Он устремил взгляд на одно из речений, украшавших фриз; за ним и Родриг прочитал сии стихи, в которых проповедник Соломон возвещает: «Всему свой час, и время всякому делу под небесами: время родиться и время умирать, время насаждать и время вырывать насаженья, время убивать и время исцелять… время рыданью и время пляске… время любить и время ненавидеть, время войне и время миру. Что пользы творящему в том, над чем он трудится?»[51] Убедившись, что каноник прочел это речение, Муса продолжал:
– А в восемьдесят первой суре Корана, где речь ведется о конце мира, пророк говорит: «То, что я возвещаю, – это только напоминание мирам, тем из вас, кто желает следовать прямым путем. Но вы не пожелаете этого, если этого не пожелает Аллах, Господь миров». Как видишь, мой многочтимый друг, и Соломон, и Мухаммад приходят к тому же выводу: Бог и судьба тождественны, или, выражаясь философски: Бог есть сумма всех случайностей.
Наслушавшись подобных речей, дон Родриг приходил в подавленное настроение и клялся себе, что больше ноги его не будет в кастильо Ибн Эзра.
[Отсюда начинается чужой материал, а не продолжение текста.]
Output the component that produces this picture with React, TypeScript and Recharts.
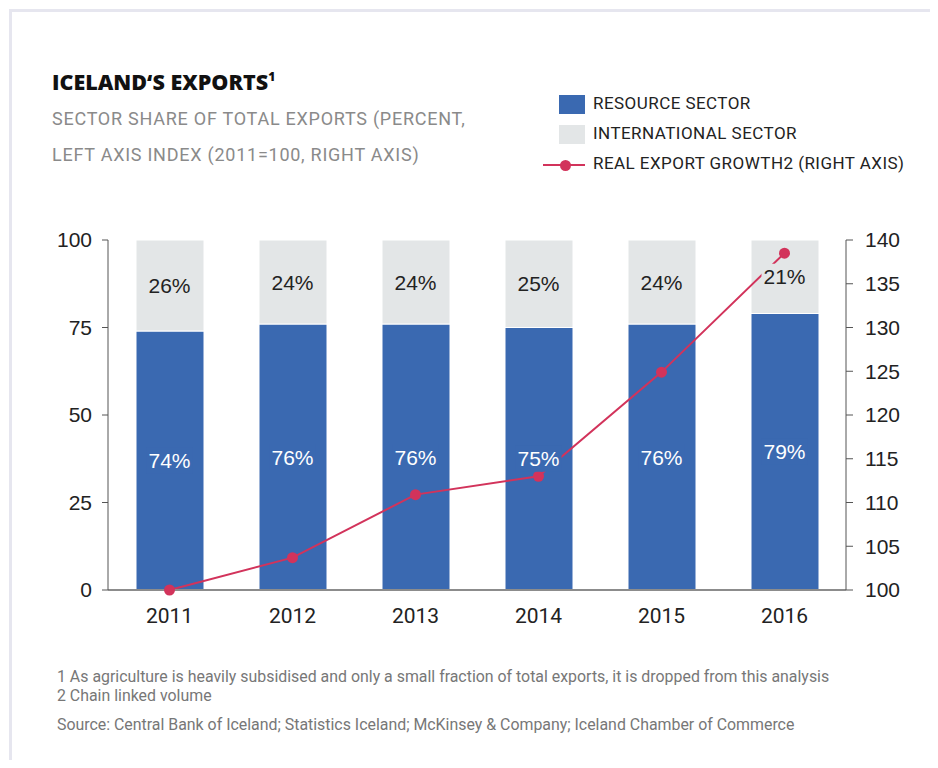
import React from "react";
import {
  ComposedChart,
  Bar,
  Line,
  XAxis,
  YAxis,
} from "recharts";

const years = ["2011", "2012", "2013", "2014", "2015", "2016"];
const resourceShare = [74, 76, 76, 75, 76, 79];
const internationalShare = [26, 24, 24, 25, 24, 21];
const exportIndex = [100, 103.7, 110.9, 113.0, 124.9, 138.5];
const leftTicks = [0, 25, 50, 75, 100];
const rightTicks = [100, 105, 110, 115, 120, 125, 130, 135, 140];

const legendItems = [
  "RESOURCE SECTOR",
  "INTERNATIONAL SECTOR",
  "REAL EXPORT GROWTH2 (RIGHT AXIS)",
];
const footnotes = [
  "1 As agriculture is heavily subsidised and only a small fraction of total exports, it is dropped from this analysis",
  "2 Chain linked volume",
];
const sourceNote =
  "Source: Central Bank of Iceland; Statistics Iceland; McKinsey & Company; Iceland Chamber of Commerce";

const BLUE = "#3a69b1";
const GREY = "#e3e6e7";
const RED = "#d2335b";
const AXIS = "#555555";
const ARIAL = "'Liberation Sans', Arial, sans-serif";
const DIN = "Roboto, 'Noto Sans', sans-serif";

const data = years.map((year, i) => ({
  year,
  resource: resourceShare[i],
  international: internationalShare[i],
  index: exportIndex[i],
}));

// label drawn with a background box so the line passes "behind" it
const makeLabel = (field: "resource" | "international", bg: string, color: string) =>
  (props: any) => {
    const { cx, cy, payload, index } = props;
    if (cx == null || cy == null) return <g key={`${field}-${index}`} />;
    const text = `${payload[field]}%`;
    const w = text.length * 12 + 10;
    return (
      <g key={`${field}-${index}`}>
        <rect x={cx - w / 2} y={cy - 13} width={w} height={26} fill={bg} />
        <text
          x={cx}
          y={cy}
          textAnchor="middle"
          dominantBaseline="central"
          fontFamily={ARIAL}
          fontSize={21}
          fill={color}
        >
          {text}
        </text>
      </g>
    );
  };

const abs = (left: number, top: number): React.CSSProperties => ({
  position: "absolute",
  left,
  top,
  whiteSpace: "nowrap",
});

export default function App() {
  return (
    <div
      style={{
        position: "relative",
        margin: -8,
        width: 938,
        height: 768,
        overflow: "hidden",
        background: "#fff",
        fontFamily: DIN,
      }}
    >
      {/* card frame */}
      <div
        style={{
          position: "absolute",
          left: 9,
          top: 9,
          width: 940,
          height: 780,
          borderTop: "3px solid #e6e6ef",
          borderLeft: "3px solid #e6e6ef",
        }}
      />

      <div
        style={{
          ...abs(52, 70),
          fontFamily: "'Open Sans', sans-serif",
          fontSize: 21.5,
          fontWeight: 800,
          color: "#111",
          lineHeight: "24px",
        }}
      >
        ICELAND‘S EXPORTS<sup style={{ fontSize: 12, verticalAlign: "top", lineHeight: "14px" }}>1</sup>
      </div>
      <div style={{ ...abs(52, 101), fontSize: 18, letterSpacing: 0.75, color: "#8a8a8a", lineHeight: "36px" }}>
        SECTOR SHARE OF TOTAL EXPORTS (PERCENT,
        <br />
        LEFT AXIS INDEX (2011=100, RIGHT AXIS)
      </div>

      {/* legend */}
      <div style={{ position: "absolute", left: 559, top: 95, width: 26, height: 19, background: BLUE }} />
      <div style={{ position: "absolute", left: 559, top: 125, width: 26, height: 19, background: GREY }} />
      <div style={{ position: "absolute", left: 543, top: 164, width: 42, height: 2, background: RED }} />
      <div
        style={{
          position: "absolute",
          left: 560,
          top: 160,
          width: 11,
          height: 11,
          borderRadius: "50%",
          background: RED,
        }}
      />
      {legendItems.map((t, i) => (
        <div
          key={t}
          style={{ ...abs(593, 93 + i * 30), fontSize: 17, letterSpacing: 0.45, color: "#222", lineHeight: "20px" }}
        >
          {t}
        </div>
      ))}

      <div style={{ position: "absolute", left: 0, top: 200 }}>
        <ComposedChart
          width={938}
          height={440}
          data={data}
          margin={{ top: 40, right: 32, left: 48, bottom: 20 }}
        >
          <XAxis
            dataKey="year"
            axisLine={{ stroke: "#8c8c8c", strokeWidth: 2 }}
            tickLine={false}
            tickSize={0}
            tickMargin={18}
            height={30}
            tick={{ fill: "#222", fontFamily: DIN, fontSize: 21 }}
          />
          <YAxis
            yAxisId="left"
            domain={[0, 100]}
            ticks={leftTicks}
            width={60}
            axisLine={{ stroke: AXIS }}
            tickLine={{ stroke: AXIS }}
            tickSize={6}
            tickMargin={10}
            tick={{ fill: "#222", fontFamily: ARIAL, fontSize: 21 }}
          />
          <YAxis
            yAxisId="right"
            orientation="right"
            domain={[100, 140]}
            ticks={rightTicks}
            width={60}
            axisLine={{ stroke: AXIS }}
            tickLine={{ stroke: AXIS }}
            tickSize={7}
            tickMargin={12}
            tick={{ fill: "#222", fontFamily: ARIAL, fontSize: 21 }}
          />
          <Bar
            yAxisId="left"
            dataKey="resource"
            stackId="s"
            fill={BLUE}
            stroke="#ffffff"
            strokeWidth={1}
            barSize={68}
            isAnimationActive={false}
          />
          <Bar
            yAxisId="left"
            dataKey="international"
            stackId="s"
            fill={GREY}
            stroke="#ffffff"
            strokeWidth={1}
            barSize={68}
            isAnimationActive={false}
          />
          <Line
            yAxisId="right"
            dataKey="index"
            stroke={RED}
            strokeWidth={2}
            dot={{ r: 5.5, fill: RED, stroke: "none" }}
            activeDot={false}
            isAnimationActive={false}
          />
          <Line
            yAxisId="left"
            dataKey={(d: any) => d.resource / 2}
            stroke="none"
            dot={makeLabel("resource", BLUE, "#ffffff")}
            activeDot={false}
            isAnimationActive={false}
          />
          <Line
            yAxisId="left"
            dataKey={(d: any) => d.resource + d.international / 2}
            stroke="none"
            dot={makeLabel("international", GREY, "#222222")}
            activeDot={false}
            isAnimationActive={false}
          />
        </ComposedChart>
      </div>

      {footnotes.map((t, i) => (
        <div key={t} style={{ ...abs(57, 667 + i * 19), fontSize: 15.9, color: "#777", lineHeight: "19px" }}>
          {t}
        </div>
      ))}
      <div style={{ ...abs(57, 715), fontSize: 15.9, color: "#777", lineHeight: "19px" }}>{sourceNote}</div>
    </div>
  );
}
Но уже дня через два он снова сидел на террасе под бередящими душу надписями. Иногда он даже приводил кого-нибудь из учеников, чаще всего молодого Беньямина.
Случалось, на ту круглую террасу являлась и донья Ракель. Под тихий плеск фонтана прислушивалась она к неспешной беседе ученых мужей.
Как-то раз, оттого что присутствие Беньямина напомнило ей историю рабби Ханана бен Рабуа, девушка спросила каноника, известно ли ему что-нибудь о том ученом и о его машине для измерения времени. В памяти Ракели прочно засел рассказ дона Беньямина о преследованиях, которым подвергся ученый раввин, и о том, как ему пришлось разрушить создание собственных рук, и о том, как его пытали и сожгли. Дону Родригу не хотелось признать, что ученые претерпевали муки из-за своей учености, поэтому он не включил историю рабби Ханана в свою хронику.
– Я осматривал те цистерны во дворце Галиана, – пояснил он, – это самые обыкновенные цистерны. Сомневаюсь, чтобы они когда-то служили для измерения времени. К тому же мне кажется невероятным, что этого рабби Ханана пытали и казнили. В просмотренных мною актах ни слова о том не сказано.